National Day of the People’s Republic of China is celebrated today. The present government came into being in 1949. Slightly smaller than the United States, China has a variety of habitats, from Mount Everest to deserts to tropics. About 1.349 billion people live in China, and the capital is Beijing.
Nigeria celebrates Independence Day. In 1960 it became independent from the United Kingdom, and in 1963 it became a republic. The country, home to 175 million Nigerians, is a bit larger than twice the size of California, and Niamey is the capital.
Cyprus celebrates Independence Day. The country became free of British rule in 1960. An island in the Mediterranean Sea, Cyprus is a little bigger than half the size of Connecticut. About 1.2 million people live in Cyprus, and Nicosia is the capital.
Tuvalu celebrates Independence Day. In 1978 it became an independent country, but it is still part of the British Commonwealth. The fourth smallest country in the world, Tuvalu has an area about the size of 0.1 the area of Washington, DC. Located about halfway between Hawaii and New Zealand, the country’s three islands and six atolls support about 11,000 people. Funafuti is the capital.
Yosemite National Park was established in 1864. Yosemite Valley and Mariposa Big Tree Grove combined to make the national park. Located in central California, the park encompasses over 700,000 acres. Over three million people visit the park annually. Children could visit the park’s website at: Yosemite National Park. The site presents some excellent multimedia presentations, and a great presentation on Moonbows is: Moonbows.
First issue of National Geographic magazine was published in 1888. Today the magazine has a circulation of more than five million, and it is published in 38 languages. Children can learn more at: National Geographic.
World Series held its first game in 1903. The Boston Americans played against the Pittsburgh Nationals (or Pirates). Over 16,000 fans came to the game in Boston. Boston won the first game, but they lost the best-of-nine series to Pittsburgh.
Jimmy Carter (born James Earl Carter in Plains, Georgia, 1924) is the thirty-ninth president (1977-1981) of the United States. He graduated from the United States Naval Academy. Later he became a Georgia state senator and eventually became the state’s governor. During his presidency, he faced high inflation. He was able to negotiate the Camp David Accord between Egypt and Israel, and he received the Nobel Peace Prize in 2002. Children could visit a website at: Jimmy Carter. Idea: Mr. Carter has become very involved with Habitat for Humanity. Children could research the group’s goals and how they are accomplished.
Brian P. Cleary (born Lakewood, Ohio, 1959) writes books for children. He is known for his humorous books about grammar, including Hairy, Scary, Ordinary: What Is an Adjective? Children can visit his very clever website at: Brian P. Cleary.

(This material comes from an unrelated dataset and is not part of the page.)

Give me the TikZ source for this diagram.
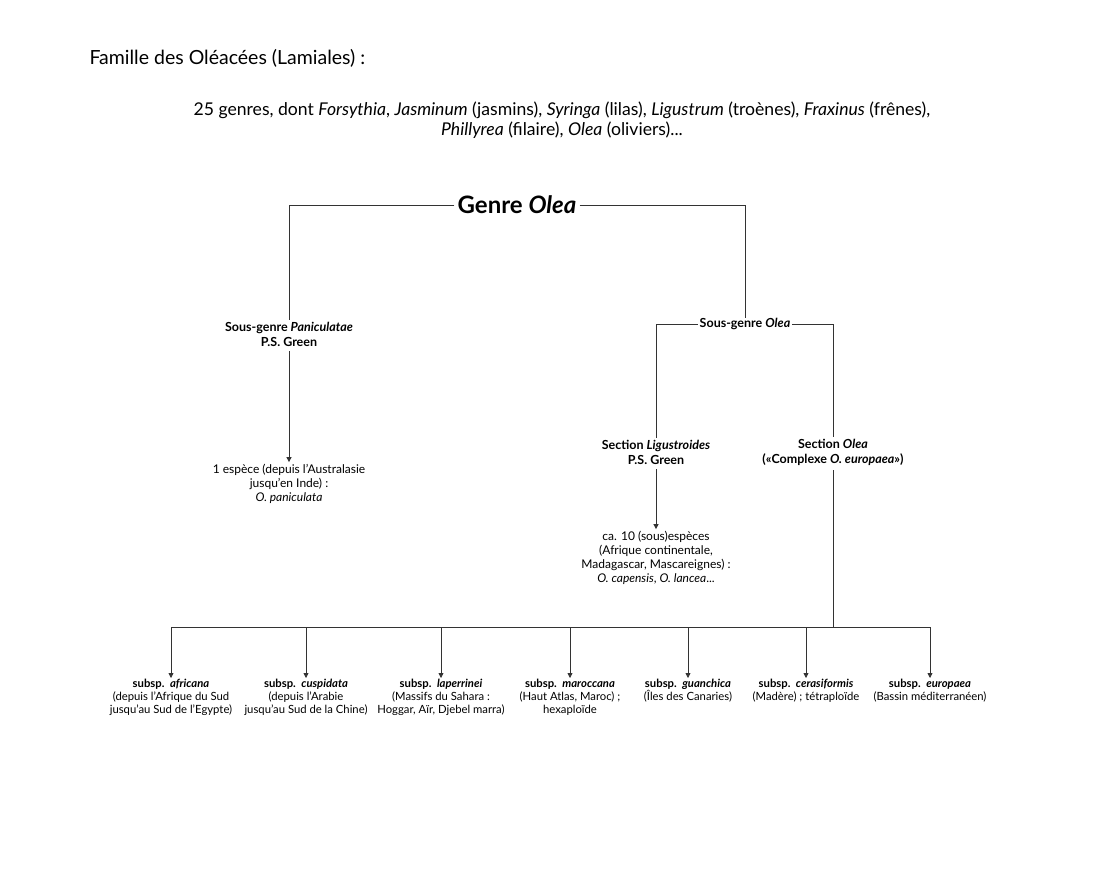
\documentclass[tikz,border=0pt]{standalone}
\usepackage{fontspec}
\setmainfont{Lato}
\usetikzlibrary{arrows.meta}
\begin{document}
\begin{tikzpicture}[x=1pt,y=-1pt,
  ln/.style={draw=black!80,line width=0.8pt},
  arr/.style={ln,-{Triangle[length=5pt,width=5pt]}},
  lab/.style={align=center,inner sep=2pt},
  sub/.style={align=center,inner sep=1pt,font=\fontsize{11.3}{13}\selectfont,anchor=north}]
\useasboundingbox[fill=white] (0,0) rectangle (1100,880);
\node[anchor=west,font=\fontsize{19.5}{20}\selectfont] (title) at (86,58) {Famille des Oléacées (Lamiales) :};
\node[align=center,font=\fontsize{17.6}{20}\selectfont] (sub0) at (562,120) {25 genres, dont \textit{Forsythia}, \textit{Jasminum} (jasmins), \textit{Syringa} (lilas), \textit{Ligustrum} (troènes), \textit{Fraxinus} (frênes),\\ \textit{Phillyrea} (filaire), \textit{Olea} (oliviers)...};
\node[font=\fontsize{24}{26}\selectfont\bfseries,inner sep=3pt] (genre) at (517,205) {Genre \textit{Olea}};
\node[lab,font=\fontsize{12.5}{15}\selectfont\bfseries] (pan) at (289,334) {Sous-genre \textit{Paniculatae}\\P.S. Green};
\node[lab,font=\fontsize{12.5}{12}\selectfont\bfseries] (sgo) at (745,324) {Sous-genre \textit{Olea}};
\node[lab,font=\fontsize{12}{14}\selectfont] (pan1) at (289,484) {1 espèce (depuis l'Australasie\\jusqu'en Inde) :\\\textit{O. paniculata}};
\node[lab,font=\fontsize{12.5}{15}\selectfont\bfseries] (lig) at (656,452) {Section \textit{Ligustroides}\\P.S. Green};
\node[lab,font=\fontsize{12.5}{15}\selectfont\bfseries] (sol) at (833,452) {Section \textit{Olea}\\(«Complexe \textit{O. europaea}»)};
\node[lab,font=\fontsize{12}{14}\selectfont] (lig1) at (656,558) {ca. 10 (sous)espèces\\(Afrique continentale,\\Madagascar, Mascareignes) :\\\textit{O. capensis}, \textit{O. lancea}...};
\coordinate (bar) at (833,627);
\draw[ln] (genre.west) -| (pan.north);
\draw[ln] (genre.east) -| (745,318);
\draw[ln] (sgo.west) -| (lig.north);
\draw[ln] (sgo.east) -| (sol.north);
\draw[arr] (pan.south)++(0,3) -- (pan1.north);
\draw[arr] (lig.south)++(0,3) -- (lig1.north);
\draw[ln] (sol.south)++(0,3) -- (bar);
\draw[ln] (171,627) -- (930,627);
\foreach \x/\n/\t in {171/a/{\textbf{subsp.\ \ \textit{africana}}\\(depuis l'Afrique du Sud\\jusqu'au Sud de l'Egypte)},
 306/b/{\textbf{subsp.\ \ \textit{cuspidata}}\\(depuis l'Arabie\\jusqu'au Sud de la Chine)},
 441/c/{\textbf{subsp.\ \ \textit{laperrinei}}\\(Massifs du Sahara :\\Hoggar, Aïr, Djebel marra)},
 570/d/{\textbf{subsp.\ \ \textit{maroccana}}\\(Haut Atlas, Maroc) ;\\hexaploïde},
 688/e/{\textbf{subsp.\ \ \textit{guanchica}}\\(Îles des Canaries)},
 806/f/{\textbf{subsp.\ \ \textit{cerasiformis}}\\(Madère) ; tétraploïde},
 930/g/{\textbf{subsp.\ \ \textit{europaea}}\\(Bassin méditerranéen)}}{
  \node[sub] (\n) at (\x,678) {\t};
  \draw[arr] (\x,627) -- (\n.north);
}
\end{tikzpicture}
\end{document}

Caroline Lavinia Scott Harrison (born Oxford, Ohio, 1832; died Washington, DC, October 25, 1892) was the first wife of Benjamin Harrison, twenty-third president of the United States. She succumbed to tuberculosis during Harrison’s fourth year as president. She helped create the Daughters of the American Revolution. Children could visit a website at: Caroline Harrison.
Marc Harshman (born Randolph County, Indiana, 1950) is poet laureate for the state of West Virginia and an author of children’s books. His works include Only One and Red Are the Apples. Children can learn more at: Marc Harshman.

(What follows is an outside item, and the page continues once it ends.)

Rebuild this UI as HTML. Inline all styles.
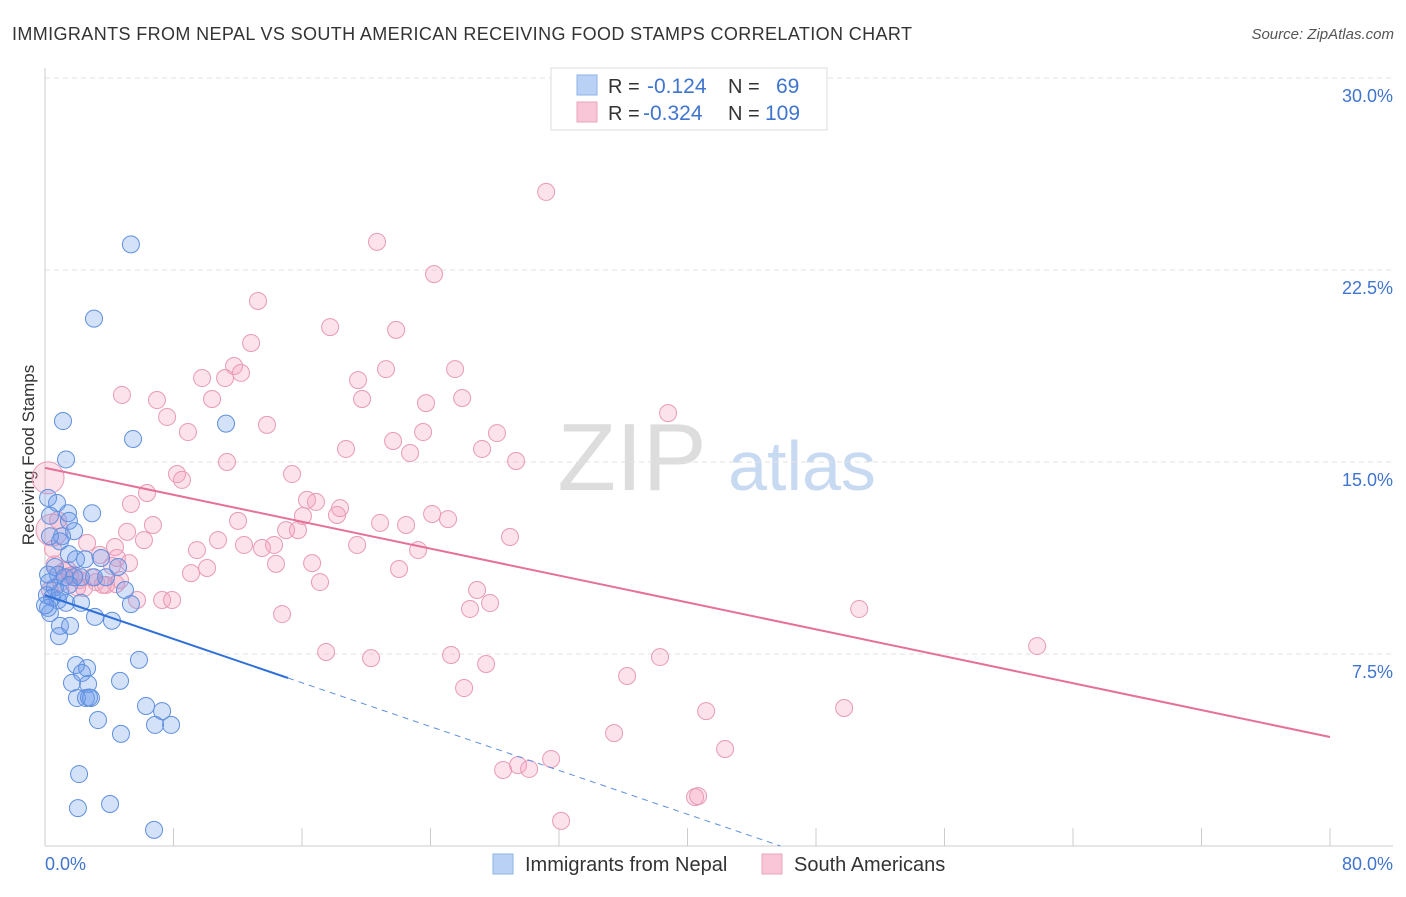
<!DOCTYPE html>
<html><head><meta charset="utf-8"><style>
body{margin:0;background:#fff;font-family:"Liberation Sans",sans-serif;}
svg text{font-family:"Liberation Sans",sans-serif;}
</style></head><body>
<svg id="c" width="1406" height="892" xmlns="http://www.w3.org/2000/svg">
<text x="12" y="40" font-size="18" fill="#333" textLength="900">IMMIGRANTS FROM NEPAL VS SOUTH AMERICAN RECEIVING FOOD STAMPS CORRELATION CHART</text>
<text x="1394" y="39" font-size="15" fill="#555" font-style="italic" text-anchor="end">Source: ZipAtlas.com</text>
<text x="0" y="0" transform="translate(34,455) rotate(-90)" font-size="17" fill="#333" text-anchor="middle">Receiving Food Stamps</text>
<g><text x="632" y="490" font-size="96" fill="#ddd" font-family="Liberation Serif" text-anchor="middle">ZIP</text><text x="802" y="490" font-size="70" fill="#c8daf2" text-anchor="middle">atlas</text></g>
<g id="grid"></g>
<g id="pts"></g>
<g id="lines"></g>
<g>
<rect x="551" y="68" width="276" height="62" fill="#fff" stroke="#ddd"/>
<rect x="577" y="75" width="20" height="20" fill="#b9d1f5" stroke="#8fb2e8"/>
<rect x="577" y="102" width="20" height="20" fill="#f8c6d6" stroke="#eca3bd"/>
<text x="608" y="93" font-size="20" fill="#333">R = </text><text x="647" y="93" font-size="21" fill="#3f74cf">-0.124</text>
<text x="728" y="93" font-size="20" fill="#333">N = </text><text x="776" y="93" font-size="21" fill="#3f74cf">69</text>
<text x="608" y="120" font-size="20" fill="#333">R = </text><text x="643" y="120" font-size="21" fill="#3f74cf">-0.324</text>
<text x="728" y="120" font-size="20" fill="#333">N = </text><text x="765" y="120" font-size="21" fill="#3f74cf">109</text>
</g>
<g>
<rect x="493" y="854" width="20" height="20" fill="#b9d1f5" stroke="#8fb2e8"/>
<text x="525" y="871" font-size="20" fill="#333">Immigrants from Nepal</text>
<rect x="762" y="854" width="20" height="20" fill="#f8c6d6" stroke="#eca3bd"/>
<text x="794" y="871" font-size="20" fill="#333">South Americans</text>
</g>
</svg>
<script>
const yTicks=[7.5,15,22.5,30];
const yTickLabels=["7.5%","15.0%","22.5%","30.0%"];
const xTickVals=[0,8,16,24,32,40,48,56,64,72,80];
const xEndLabels=["0.0%","80.0%"];
const nepalX=[5.35,3.05,1.12,11.27,5.48,1.31,0.19,0.75,0.31,1.43,2.93,1.49,1.81,1.06,0.93,0.31,1.49,1.93,2.49,3.49,0.62,4.55,0.81,1.25,1.81,2.24,3.05,3.8,0.25,0.62,4.98,0.12,0.44,0.81,1.31,2.24,5.35,0.31,3.11,4.17,0.93,1.56,0.87,5.85,1.93,2.62,2.3,1.68,2.68,4.67,1.99,2.55,2.86,6.29,7.29,3.3,6.85,7.85,4.73,2.12,2.05,4.05,6.79,0.19,0.0,0.19,0.93,2.74,1.5];
const nepalY=[23.5,20.6,16.6,16.5,15.9,15.1,13.6,13.4,12.9,13.0,13.0,12.7,12.3,12.1,11.9,12.1,11.4,11.2,11.2,11.25,10.9,10.9,10.6,10.5,10.5,10.5,10.5,10.5,10.3,10.1,10.0,9.8,9.7,9.6,9.5,9.5,9.45,9.1,8.95,8.8,8.6,8.6,8.2,7.27,7.07,6.95,6.76,6.37,6.33,6.45,5.78,5.78,5.78,5.47,5.27,4.92,4.73,4.73,4.38,2.81,1.48,1.64,0.63,9.3,9.4,10.6,9.9,5.8,10.2];
const saX=[31.2,20.67,24.22,13.26,17.75,21.86,12.83,11.77,9.78,11.21,12.2,4.79,6.97,19.49,21.23,25.53,19.74,10.4,23.72,25.97,38.79,7.6,8.9,13.82,23.54,28.14,21.67,18.74,27.21,22.73,11.33,29.33,8.22,8.53,15.38,6.35,5.35,16.31,16.87,18.37,18.18,24.1,25.09,12.02,6.72,5.11,20.86,22.48,15.01,15.75,16.06,28.95,4.36,6.16,2.62,10.77,12.39,13.51,14.26,19.43,23.23,9.46,3.42,4.48,4.17,5.23,14.38,16.63,22.04,10.09,9.09,1.18,1.56,2.18,3.18,3.8,4.42,4.67,2.43,17.12,26.9,5.73,7.29,7.91,27.71,26.46,14.76,50.69,61.77,17.5,20.3,25.28,38.29,27.46,36.24,26.09,41.16,49.75,35.43,42.34,31.51,29.45,28.52,30.14,40.47,40.66,32.13,0.81,1.8,2.9,3.6,0.6,1.0,1.4,2.0,0.5,0.3];
const saY=[25.55,23.6,22.34,21.29,20.27,20.16,19.65,18.75,18.28,18.28,18.48,17.62,17.42,18.2,18.63,18.63,17.46,17.46,17.3,17.5,16.91,16.76,16.17,16.45,16.17,16.13,15.82,15.51,15.51,15.35,15.0,15.04,14.53,14.3,14.53,13.79,13.36,13.52,13.44,13.2,12.93,12.97,12.77,12.7,12.54,12.27,12.62,12.54,12.34,12.34,12.89,12.07,11.68,11.95,11.84,11.95,11.76,11.64,11.76,11.76,11.56,11.56,11.37,11.25,10.94,11.05,11.02,11.05,10.82,10.86,10.66,10.74,10.55,10.39,10.31,10.2,10.23,10.39,10.08,10.31,10.0,9.61,9.61,9.61,9.49,9.26,9.06,9.26,7.81,7.58,7.34,7.46,7.38,7.11,6.64,6.17,5.27,5.39,4.41,3.79,3.4,3.16,2.97,3.01,1.91,1.95,0.98,12.73,10.6,10.5,10.2,11.0,10.3,10.8,10.1,11.6,10.0];
const saBigX=[0.19,0.44];
const saBigY=[14.38,12.34];
const nepalTrend=[9.8,-0.214];
const saTrend=[14.77,-0.1314];
const X0=45,X1=1330,Y0=846,Y1=78;
const xs=v=>X0+(v/80)*(X1-X0);
const ys=v=>Y0-(v/30)*(Y0-Y1);
const NS="http://www.w3.org/2000/svg";
function mk(t,a,p){const e=document.createElementNS(NS,t);for(const k in a)e.setAttribute(k,a[k]);p.appendChild(e);return e;}
const grid=document.getElementById('grid');
yTicks.forEach((v,i)=>{
 const l=mk('line',{x1:X0,x2:1393,y1:ys(v),y2:ys(v),stroke:'#e2e2e2','stroke-dasharray':'5,4'},grid);
 
 
 const t=mk('text',{x:1393,y:ys(v)+24,'font-size':18,fill:'#3f74cf','text-anchor':'end'},grid);
 t.textContent=yTickLabels[i];
 
 
});
const ax=mk('line',{x1:X0,x2:X0,y1:68,y2:Y0,stroke:'#ccc'},grid);


const bx=mk('line',{x1:X0,x2:1393,y1:Y0,y2:Y0,stroke:'#ccc'},grid);


xTickVals.forEach(v=>{
 const l=mk('line',{x1:xs(v),x2:xs(v),y1:828,y2:Y0,stroke:'#ccc'},grid);
 
 
});
[[0,'start',X0],[1,'end',1393]].forEach(([i,a,x])=>{
 const t=mk('text',{x:x,y:870,'font-size':18,fill:'#3f74cf','text-anchor':a},grid);
 t.textContent=xEndLabels[i];
 
 
});
const pts=document.getElementById('pts');
saX.forEach((x,i)=>{
 const c=mk('circle',{cx:xs(x),cy:ys(saY[i]),r:8.5,fill:'rgba(244,160,190,0.3)',stroke:'#e99ab7','stroke-width':1},pts);
 
 
});
saBigX.forEach((x,i)=>{
 const c=mk('circle',{cx:xs(x),cy:ys(saBigY[i]),r:16,fill:'rgba(244,160,190,0.3)',stroke:'#e99ab7','stroke-width':1},pts);
 
 
});
nepalX.forEach((x,i)=>{
 const c=mk('circle',{cx:xs(x),cy:ys(nepalY[i]),r:8.5,fill:'rgba(110,155,235,0.3)',stroke:'#5f90de','stroke-width':1},pts);
 
 
});
const lines=document.getElementById('lines');
const f=(t,x)=>t[0]+t[1]*x;
let l1=mk('line',{x1:xs(0),y1:ys(f(nepalTrend,0)),x2:xs(15.13),y2:ys(f(nepalTrend,15.13)),stroke:'#2f6fd8','stroke-width':2},lines);


const xe=-nepalTrend[0]/nepalTrend[1];
let l2=mk('line',{x1:xs(15.13),y1:ys(f(nepalTrend,15.13)),x2:xs(xe),y2:ys(0),stroke:'#5f90de','stroke-width':1,'stroke-dasharray':'6,5'},lines);


let l3=mk('line',{x1:xs(0),y1:ys(f(saTrend,0)),x2:xs(80),y2:ys(f(saTrend,80)),stroke:'#e5709a','stroke-width':2},lines);


</script>
</body></html>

Vladimir Horowitz (born Berdichev, Russia, 1904; died New York, New York, November 5, 1989) was a famous pianist. He performed in his first concert when he was sixteen years old. He became a United States citizen when he was 44 years old. One of his most memorable recitals was when he returned to Russia on April 20, 1986.
Richard Stockton (born Princeton, New Jersey, 1730; died Princeton, New Jersey, February 8, 1781) was an attorney. Representing New Jersey, he signed the Declaration of Independence. A wealthy lawyer before the Revolutionary War, he tried to provide clothing and shoes to the soldiers. He was captured by the British and sent to a New York prison. When he was released, he was in poor health and in desperate need of money. He died before the war ended.
Guinea celebrates Independence Day. France relinquished control in 1958. Located in western Africa, the land was the site of ancient caravan routes. The country is slightly bigger than the state of Utah, and Conakry is the capital. About eleven million people live in Guinea.
Camel first appeared in the United States in Boston in 1721. It stood seven feet high and twelve feet long.